SEATTLE – Candidate for Mayor Bruce Harrell today called for the City of Seattle to step up and assist the Broadview-Thomson K-8 School community to address a longstanding encampment on school grounds that has become a flashpoint in Seattle’s homelessness crisis.
Speaking near the elementary school, Harrell met with encampment and neighborhood residents, took questions from press, and issued the following prepared statement:
“Months of finger pointing and failure to act is harming kids and teachers trying to reopen and re-engage after a year of disrupted learning – and the individuals living unsheltered on this property. It’s become a symbol of Seattle’s inability to articulate a clear strategy and approach to this crisis.
If I am elected Mayor, the indecision and excuses will end.
It is both inappropriate and inhumane for the City of Seattle to expect a school district working overtime to educate and support 54,000 students to hire, train, and bring to scale a homelessness outreach and services program. Providing housing and support for vulnerable people is the job of the city and county, working together to provide immediate housing, wraparound services, and the support needed to rebuild lives.

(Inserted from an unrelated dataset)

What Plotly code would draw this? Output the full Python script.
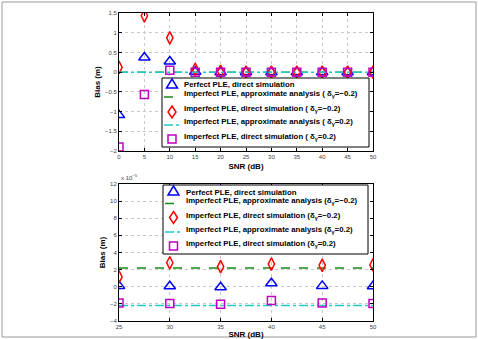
import plotly.graph_objects as go
from plotly.subplots import make_subplots

# ---------------- data ----------------
snr_top = [0, 5, 10, 15, 20, 25, 30, 35, 40, 45, 50]
perfect_top = [-1.09, 0.37, 0.27, 0.01, 0.0, 0.0, 0.0, 0.0, 0.0, 0.0, 0.0]
imp_neg_sim_top = [0.12, 1.43, 0.87, 0.07, 0.02, 0.0, 0.0, 0.0, 0.0, 0.0, 0.0]
imp_pos_sim_top = [-1.9, -0.57, 0.05, 0.0, 0.0, 0.0, 0.0, 0.0, 0.0, 0.0, 0.0]
imp_neg_ana_top = [2.2e-5] * 11
imp_pos_ana_top = [-2.2e-5] * 11

snr_bot = [25, 30, 35, 40, 45, 50]
# values in units of 1e-5 m
perfect_bot = [0.1, 0.05, -0.05, 0.4, 0.1, 0.05]
imp_neg_sim_bot = [1.15, 2.8, 2.35, 2.65, 2.5, 2.55]
imp_pos_sim_bot = [-1.9, -1.95, -2.05, -1.6, -1.9, -1.95]
imp_neg_ana_bot = [2.2] * 6
imp_pos_ana_bot = [-2.2] * 6

xticks_top = list(range(0, 51, 5))
yticks_top = [-2, -1.5, -1, -0.5, 0, 0.5, 1, 1.5]
xticks_bot = list(range(25, 51, 5))
yticks_bot = list(range(-4, 13, 2))

names_top = [
    "Perfect PLE, direct simulation",
    "Imperfect PLE, approximate analysis ( δ<sub>γ</sub>=−0.2)",
    "Imperfect PLE, direct simulation ( δ<sub>γ</sub>=−0.2)",
    "Imperfect PLE, approximate analysis ( δ<sub>γ</sub>=0.2)",
    "Imperfect PLE, direct simulation ( δ<sub>γ</sub>=0.2)",
]
names_bot = [
    "Perfect PLE, direct simulation",
    "Imperfect PLE, approximate analysis (δ<sub>γ</sub>=−0.2)",
    "Imperfect PLE, direct simulation (δ<sub>γ</sub>=−0.2)",
    "Imperfect PLE, approximate analysis (δ<sub>γ</sub>=0.2)",
    "Imperfect PLE, direct simulation (δ<sub>γ</sub>=0.2)",
]

BLUE = "#0000ff"
RED = "#ff0000"
MAG = "#c000c0"
GREEN = "#1a8a1a"
CYAN = "#22c8c8"
styles = [
    ("marker", "triangle", BLUE),
    ("line", "dash", GREEN),
    ("marker", "diamond", RED),
    ("line", "dashdot", CYAN),
    ("marker", "square", MAG),
]

W, H = 478, 339
L, R, T, B = 119, 105, 13, 18
PW = W - L - R
PH = H - T - B

def py(ypix):
    return (H - B - ypix) / PH

def px(xpix):
    return (xpix - L) / PW

fig = make_subplots(rows=2, cols=1)
fig.update_layout(
    xaxis=dict(domain=[0, 1]), yaxis=dict(domain=[py(151), 1]),
    xaxis2=dict(domain=[0, 1]), yaxis2=dict(domain=[0, py(184)]),
)

def add_set(x, perf, nsim, psim, nana, pana, names, row):
    fig.add_trace(go.Scatter(x=x, y=perf, mode="markers", name=names[0],
                             marker=dict(symbol="triangle-up-open", size=10, color=BLUE,
                                         line=dict(width=1.5, color=BLUE))), row=row, col=1)
    fig.add_trace(go.Scatter(x=x, y=nana, mode="lines", name=names[1],
                             line=dict(color=GREEN, width=1.5, dash="dash")), row=row, col=1)
    fig.add_trace(go.Scatter(x=x, y=nsim, mode="markers", name=names[2],
                             marker=dict(symbol="diamond-tall-open", size=9, color=RED,
                                         line=dict(width=1.5, color=RED))), row=row, col=1)
    fig.add_trace(go.Scatter(x=x, y=pana, mode="lines", name=names[3],
                             line=dict(color=CYAN, width=1.5, dash="dashdot")), row=row, col=1)
    fig.add_trace(go.Scatter(x=x, y=psim, mode="markers", name=names[4],
                             marker=dict(symbol="square-open", size=8, color=MAG,
                                         line=dict(width=1.5, color=MAG))), row=row, col=1)

add_set(snr_top, perfect_top, imp_neg_sim_top, imp_pos_sim_top,
        imp_neg_ana_top, imp_pos_ana_top, names_top, 1)
add_set(snr_bot, perfect_bot, imp_neg_sim_bot, imp_pos_sim_bot,
        imp_neg_ana_bot, imp_pos_ana_bot, names_bot, 2)

axis_common = dict(showline=True, linecolor="black", linewidth=1, mirror="ticks",
                   ticks="inside", ticklen=3, tickcolor="black", automargin=False,
                   showgrid=True, gridcolor="#c8c8c8", griddash="dot", gridwidth=1,
                   zeroline=False, tickfont=dict(size=6, color="#444", family="Liberation Sans"))
title_font = dict(size=8, color="black", family="Liberation Sans", weight="bold")

fig.update_xaxes(**axis_common)
fig.update_yaxes(**axis_common)
fig.update_xaxes(range=[0, 50], tickvals=xticks_top,
                 title=dict(text="SNR (dB)", font=title_font, standoff=4), row=1, col=1)
fig.update_yaxes(range=[-2, 1.5], tickvals=yticks_top,
                 title=dict(text="Bias (m)", font=title_font, standoff=3), row=1, col=1)
fig.update_xaxes(range=[25, 50], tickvals=xticks_bot,
                 title=dict(text="SNR (dB)", font=title_font, standoff=4), row=2, col=1)
fig.update_yaxes(range=[-4, 12], tickvals=yticks_bot,
                 title=dict(text="Bias (m)", font=title_font, standoff=3), row=2, col=1)

# ---------------- legend boxes (drawn as shapes + annotations) ----------------
shapes = [dict(type="rect", xref="paper", yref="paper",
               x0=px(2), x1=px(476), y0=py(337), y1=py(2),
               line=dict(color="#999", width=1), layer="below")]
annotations = [dict(text="x 10<sup>−5</sup>", xref="paper", yref="paper",
                    x=px(119), y=py(183), xanchor="left", yanchor="bottom",
                    showarrow=False, font=dict(size=6, color="#444", family="Liberation Sans"))]

leg_font = dict(size=7.8, color="black", family="Liberation Sans", weight="bold")

def path(points):
    return "M " + " L ".join(f"{px(a):.5f},{py(b):.5f}" for a, b in points) + " Z"

def legend_box(box, mx, tx, sym_rows, text_rows, names):
    x0, y0, x1, y1 = box
    shapes.append(dict(type="rect", xref="paper", yref="paper",
                       x0=px(x0), x1=px(x1), y0=py(y1), y1=py(y0),
                       fillcolor="white", line=dict(color="black", width=1), layer="above"))
    for (kind, st, col), sy, ty, nm in zip(styles, sym_rows, text_rows, names):
        if kind == "line":
            shapes.append(dict(type="line", xref="paper", yref="paper",
                               x0=px(x0 + 2), x1=px(tx - 1), y0=py(sy), y1=py(sy),
                               line=dict(color=col, width=1.5, dash=st), layer="above"))
        elif st == "triangle":
            shapes.append(dict(type="path", xref="paper", yref="paper",
                               path=path([(mx - 5.5, sy + 4), (mx + 5.5, sy + 4), (mx, sy - 5)]),
                               line=dict(color=col, width=1.5), layer="above"))
        elif st == "diamond":
            shapes.append(dict(type="path", xref="paper", yref="paper",
                               path=path([(mx, sy - 6), (mx + 4, sy), (mx, sy + 6), (mx - 4, sy)]),
                               line=dict(color=col, width=1.5), layer="above"))
        else:
            shapes.append(dict(type="path", xref="paper", yref="paper",
                               path=path([(mx - 4, sy - 4), (mx + 4, sy - 4), (mx + 4, sy + 4), (mx - 4, sy + 4)]),
                               line=dict(color=col, width=1.5), layer="above"))
        annotations.append(dict(text=nm, xref="paper", yref="paper", x=px(tx), y=py(ty),
                                xanchor="left", yanchor="middle", showarrow=False,
                                font=leg_font))

legend_box((162, 78, 369, 147), 172, 182, [84, 97, 112, 125, 139], [84.5, 93.5, 108.5, 122, 136.5], names_top)
legend_box((163, 185, 368, 254), 173.5, 183.5, [191, 203.5, 217.5, 232, 246], [192, 201, 215.5, 229.5, 243.5], names_bot)

fig.update_layout(
    width=W, height=H,
    margin=dict(l=L, r=R, t=T, b=B),
    paper_bgcolor="white", plot_bgcolor="white",
    showlegend=False,
    annotations=annotations,
    shapes=shapes,
)

fig.write_html("out.html")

Last week I called for the City to dedicate the majority of Federal ARPA relief funds to this exact effort – with a priority of addressing encampments in sensitive and incompatible areas – like school properties, parks, playfields and sidewalks. Instead, we saw a peanut butter allocation of funds that will only result in further delays in buying and building housing, and hiring the service providers needed to make real progress.
Here is what a Harrell administration will do:
Develop and implement a clear, transparent plan that will document and track our progress – building trust and understanding in our approach and timelines;
Front load existing federal, state and local resources to secure emergency housing and services;
Prioritize assistance into housing for those camped in dispersed areas, adjacent to schools and parks, and other sensitive locations;
Establish clear partnerships and responsibilities with jurisdictional partners like Seattle Public Schools, Washington State Department of Transportation, and the federal government.
As a graduate of Seattle Public Schools and father of an SPS graduate, I am committed to supporting our public school parents, teachers, and of course our kids. We do this by building programs and advancing policies in our city that are welcoming and supportive of kids and families. We do this by listening to the concerns of parents and families and taking action as a Mayor and city government.
Broadview-Thomson is among the most diverse schools in our city – with nearly 25% Black students, and almost three quarters non-white. When we talk about providing equity and opportunity for every child, we need to put our money where our mouths are – just as we must on homelessness. We should not ask Seattle Public Schools to divert limited educational resources from our diverse school communities to do the city’s job.
I also firmly believe that a humane, progressive city does not simply shrug its shoulders and accept that people should live without heat, running water, and proper sanitation. We cannot allow people displaced by poverty and harm, or those struggling with mental health and addiction, to suffer in our parks and streets. We must do better, and if elected Mayor, I will do better.